By: Flynn Kenney and Cooper Neblett
You step foot onto an island for your typical big time fishing trip. Dressed from head to toe in brand new Colombia fishing gear. You take a boat driven by your friendly neighborhood Walter, who cracks hearty jokes on your way to the island. You finish a long day of travel with a dinner of plentiful portion and warm food. Then the days begin to gel together into a cohesive product called a fishing trip. Each day you’re presented a morning full of fantastic fly fishing in the beautiful island of Guanaja, the idle moments filled with the exuberant guide’s hilarious banter. You catch the fish you desire: either the strong, dark bonefish; the gleaming silver tarpon; or the holy grail, the elusive permit, a creature of magic and fable. In the afternoon, your immersed deep within a magical native culture, filled with smiles of young children and hospitality of the villages hardworking elders. Lastly, the nights are comprised of delicious dinners and plentiful laughs. In your opinion, the trip comes to an end far too quick. The rods are put in their cases, the guides given their tips, and a final sad goodbye is given to your newfound friends made along the way.

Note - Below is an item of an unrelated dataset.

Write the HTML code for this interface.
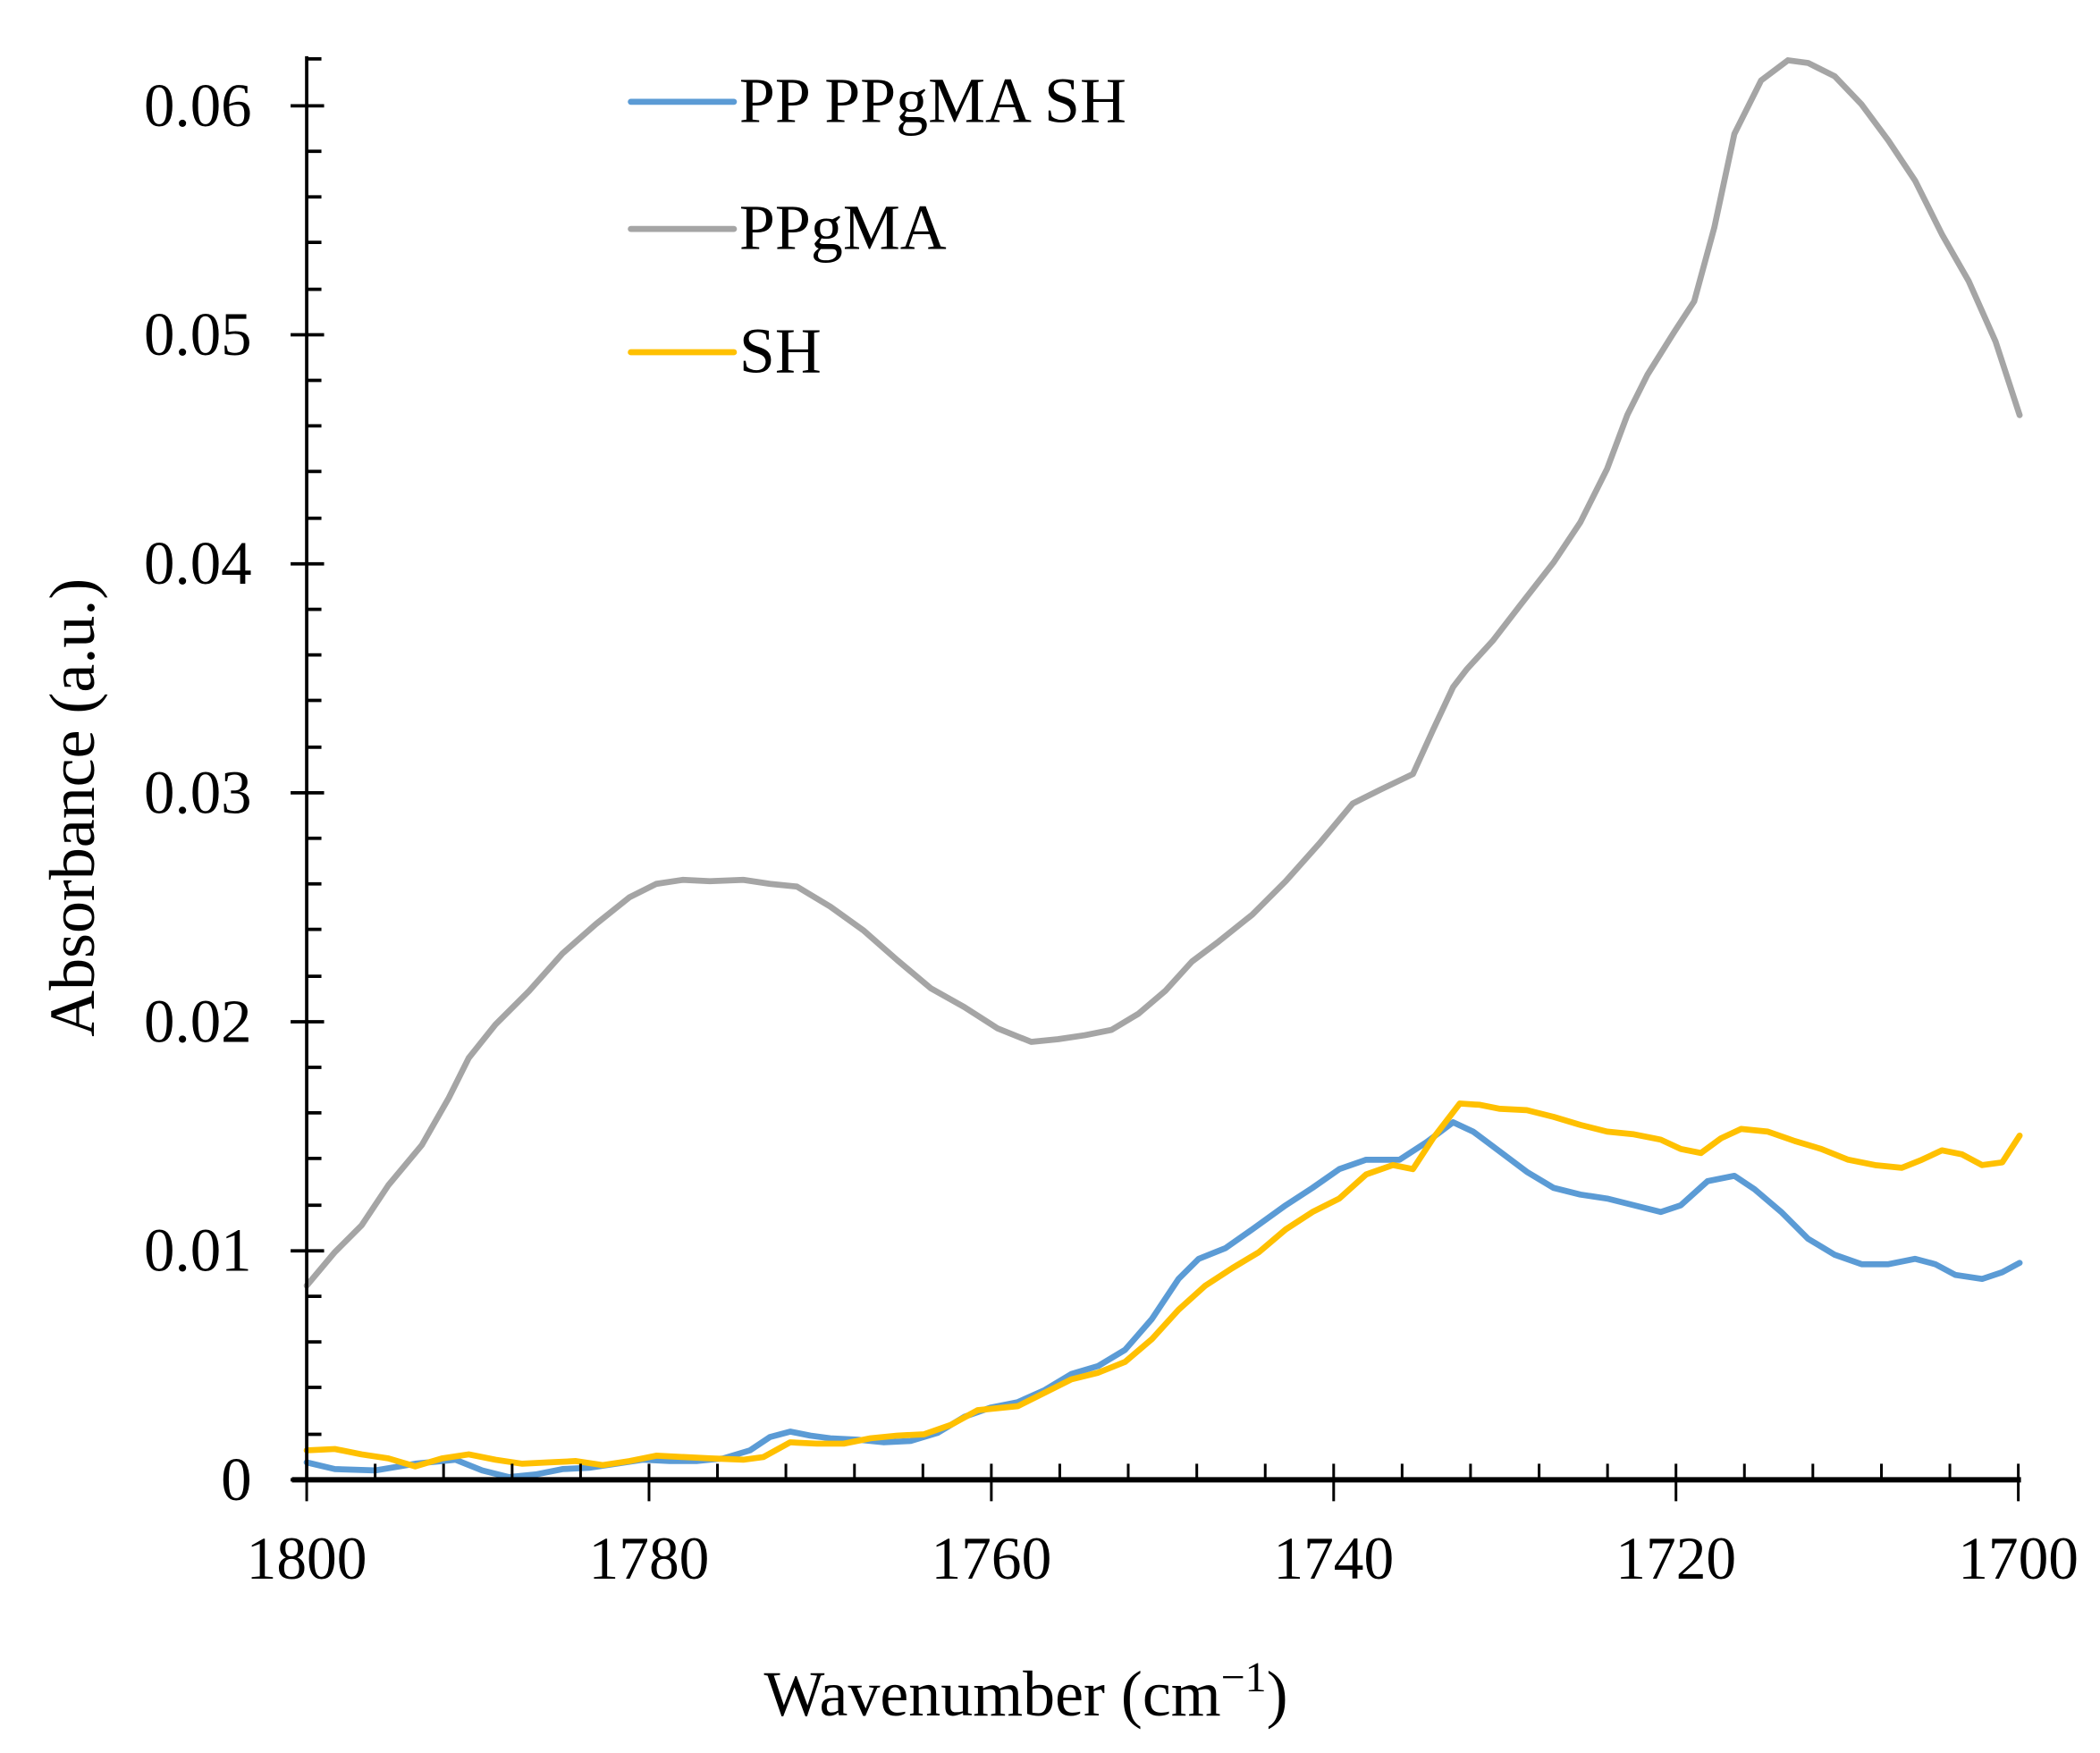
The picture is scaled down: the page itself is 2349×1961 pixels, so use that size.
<!DOCTYPE html>
<html><head><meta charset="utf-8"><style>html,body{margin:0;padding:0;background:#fff}svg{display:block}</style></head>
<body>
<svg width="2349" height="1961" viewBox="0 0 1568 1309" preserveAspectRatio="none" xmlns="http://www.w3.org/2000/svg" font-family="Liberation Serif, serif">
<rect width="1568" height="1309" fill="#fff"/>
<g fill="none" stroke-linejoin="round" stroke-linecap="round" stroke-width="4.5">
<polyline stroke="#a5a5a5" points="229,960 250,935 270,915 290,885 315,855 335,820 350,790 370,765 395,740 420,712 445,690 470,670 490,660 510,657 530,658 555,657 575,660 595,662 620,677 645,695 670,717 695,738 720,752 745,768 770,778 790,776 810,773 830,769 850,757 870,740 890,718 910,703 935,683 960,658 985,630 1010,600 1030,590 1055,578 1070,545 1085,513 1095,500 1115,478 1135,452 1160,420 1180,390 1200,350 1215,310 1230,280 1250,248 1265,225 1280,170 1295,100 1315,60 1335,45 1350,47 1370,57 1390,78 1410,105 1430,135 1450,175 1470,210 1490,255 1508,310"/>
<polyline stroke="#5b9bd5" points="229,1092 250,1097 280,1098 310,1093 340,1090 360,1098 380,1103 400,1101 420,1097 440,1096 460,1093 480,1090 500,1091 520,1091 540,1089 560,1083 575,1073 590,1069 605,1072 620,1074 640,1075 660,1077 680,1076 700,1070 720,1058 740,1051 760,1047 780,1038 800,1026 820,1020 840,1008 860,985 880,955 895,940 915,932 935,918 960,900 980,887 1000,873 1020,866 1045,866 1065,853 1085,838 1100,845 1120,860 1140,875 1160,887 1180,892 1200,895 1220,900 1240,905 1255,900 1275,882 1295,878 1310,888 1330,905 1350,925 1370,937 1390,944 1410,944 1430,940 1445,944 1460,952 1480,955 1495,950 1508,943"/>
<polyline stroke="#ffc000" points="229,1083 250,1082 270,1086 290,1089 310,1095 330,1089 350,1086 370,1090 390,1093 410,1092 430,1091 450,1094 470,1091 490,1087 510,1088 530,1089 555,1090 570,1088 590,1077 610,1078 630,1078 650,1074 670,1072 690,1071 710,1064 730,1053 760,1050 780,1040 800,1030 820,1025 840,1017 860,1000 880,978 900,960 920,947 940,935 960,918 980,905 1000,895 1020,877 1040,870 1055,873 1070,850 1090,824 1105,825 1120,828 1140,829 1160,834 1180,840 1200,845 1220,847 1240,851 1255,858 1270,861 1285,850 1300,843 1320,845 1340,852 1360,858 1380,866 1400,870 1420,872 1435,866 1450,859 1465,862 1480,870 1495,868 1508,848"/>
</g>
<g stroke="#000">
<line x1="229" y1="42" x2="229" y2="1106" stroke-width="2.5"/>
<line x1="218" y1="1105" x2="1509" y2="1105" stroke-width="4"/>
<g stroke-width="2.5">
<line x1="217" y1="1105" x2="242" y2="1105"/><line x1="217" y1="934" x2="242" y2="934"/><line x1="217" y1="763" x2="242" y2="763"/><line x1="217" y1="592" x2="242" y2="592"/><line x1="217" y1="421" x2="242" y2="421"/><line x1="217" y1="250" x2="242" y2="250"/><line x1="217" y1="79" x2="242" y2="79"/>
<line x1="229" y1="44" x2="240" y2="44"/>
<line x1="229" y1="113" x2="240" y2="113"/><line x1="229" y1="147" x2="240" y2="147"/><line x1="229" y1="181" x2="240" y2="181"/><line x1="229" y1="216" x2="240" y2="216"/>
<line x1="229" y1="284" x2="240" y2="284"/><line x1="229" y1="318" x2="240" y2="318"/><line x1="229" y1="352" x2="240" y2="352"/><line x1="229" y1="387" x2="240" y2="387"/>
<line x1="229" y1="455" x2="240" y2="455"/><line x1="229" y1="489" x2="240" y2="489"/><line x1="229" y1="523" x2="240" y2="523"/><line x1="229" y1="558" x2="240" y2="558"/>
<line x1="229" y1="626" x2="240" y2="626"/><line x1="229" y1="660" x2="240" y2="660"/><line x1="229" y1="694" x2="240" y2="694"/><line x1="229" y1="729" x2="240" y2="729"/>
<line x1="229" y1="797" x2="240" y2="797"/><line x1="229" y1="831" x2="240" y2="831"/><line x1="229" y1="865" x2="240" y2="865"/><line x1="229" y1="900" x2="240" y2="900"/>
<line x1="229" y1="968" x2="240" y2="968"/><line x1="229" y1="1002" x2="240" y2="1002"/><line x1="229" y1="1036" x2="240" y2="1036"/><line x1="229" y1="1071" x2="240" y2="1071"/>
</g>
<g stroke-width="2">
<line x1="229" y1="1093" x2="229" y2="1121"/><line x1="484.6" y1="1093" x2="484.6" y2="1121"/><line x1="740.2" y1="1093" x2="740.2" y2="1121"/><line x1="995.8" y1="1093" x2="995.8" y2="1121"/><line x1="1251.4" y1="1093" x2="1251.4" y2="1121"/><line x1="1507" y1="1093" x2="1507" y2="1121"/>
<line x1="280.1" y1="1093" x2="280.1" y2="1105"/><line x1="331.2" y1="1093" x2="331.2" y2="1105"/><line x1="382.4" y1="1093" x2="382.4" y2="1105"/><line x1="433.5" y1="1093" x2="433.5" y2="1105"/>
<line x1="535.7" y1="1093" x2="535.7" y2="1105"/><line x1="586.8" y1="1093" x2="586.8" y2="1105"/><line x1="638" y1="1093" x2="638" y2="1105"/><line x1="689.1" y1="1093" x2="689.1" y2="1105"/>
<line x1="791.3" y1="1093" x2="791.3" y2="1105"/><line x1="842.4" y1="1093" x2="842.4" y2="1105"/><line x1="893.6" y1="1093" x2="893.6" y2="1105"/><line x1="944.7" y1="1093" x2="944.7" y2="1105"/>
<line x1="1046.9" y1="1093" x2="1046.9" y2="1105"/><line x1="1098" y1="1093" x2="1098" y2="1105"/><line x1="1149.2" y1="1093" x2="1149.2" y2="1105"/><line x1="1200.3" y1="1093" x2="1200.3" y2="1105"/>
<line x1="1302.5" y1="1093" x2="1302.5" y2="1105"/><line x1="1353.6" y1="1093" x2="1353.6" y2="1105"/><line x1="1404.8" y1="1093" x2="1404.8" y2="1105"/><line x1="1455.9" y1="1093" x2="1455.9" y2="1105"/>
</g>
</g>
<g font-size="46" fill="#000" text-anchor="end">
<text x="188" y="1120">0</text><text x="188" y="949">0.01</text><text x="188" y="778">0.02</text><text x="188" y="607">0.03</text><text x="188" y="436">0.04</text><text x="188" y="265">0.05</text><text x="188" y="94">0.06</text>
</g>
<g font-size="45" fill="#000" text-anchor="middle">
<text x="229" y="1179">1800</text><text x="484.6" y="1179">1780</text><text x="740.2" y="1179">1760</text><text x="995.8" y="1179">1740</text><text x="1251.4" y="1179">1720</text><text x="1507" y="1179">1700</text>
</g>
<g font-size="48" fill="#000" text-anchor="middle">
<text x="766" y="1281">Wavenumber (cm<tspan font-size="32" dy="-18">−1</tspan><tspan dy="18">)</tspan></text>
<text transform="translate(70,603) rotate(-90)">Absorbance (a.u.)</text>
</g>
<g stroke-width="4.5" stroke-linecap="round">
<line x1="471" y1="76" x2="548" y2="76" stroke="#5b9bd5"/>
<line x1="471" y1="171" x2="548" y2="171" stroke="#a5a5a5"/>
<line x1="471" y1="263" x2="548" y2="263" stroke="#ffc000"/>
</g>
<g font-size="48" fill="#000">
<text x="552" y="91">PP PPgMA SH</text><text x="552" y="186">PPgMA</text><text x="552" y="278">SH</text>
</g>
</svg>
</body></html>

As your plane lands your phone springs to life with friends nagging to hang out, parents awaiting the stories of your expensive venture , and the return of your comfortable, daily life. After a warm welcome from your parents and a trip to your favorite restaurant, your long day of travel almost reached its end. On the very last step of your journey, your cut off on your drive home from the restaurant by an irresponsible driver, causing you to slam on your brakes, bringing traffic to an abrupt halt. As expected, your sudden stop brings an onslaught of angry shouts and honks blaring in your ear. Then it hits you. Fish For Change finally makes its “change.” However, the change isn’t in the country of Honduras, but instead it’s in the minds of each of the young anglers the student program has touched throughout its lifetime.
Your epiphany brings you to an incredible realization, you finally see the country of Honduras and its people for what they truly are, an instrument to teach the rest of the world what’s really important. The people of Honduras have so little materialistically, but so much emotionally and ethically. They are a culture devastated by drugs, natural disaster, and poverty, yet every Honduran person you meet has a smile on their face and love in their hearts. While “first world” countries may have the latest and greatest technology, they are overcome by greed and the power of the dollar. People look out for only themselves fueling their own eternal desire for the newest material possession of the day. It is this change that finally shows you what’s truly important, it’s not the fish you catch of the things you acquire, but instead it’s the meaningful time you spend with those around you, rich or poor. You realize that Fish for Change has shown you a part of what life is all about, being able to spend time with those that you love, and simply the ability to fish another day.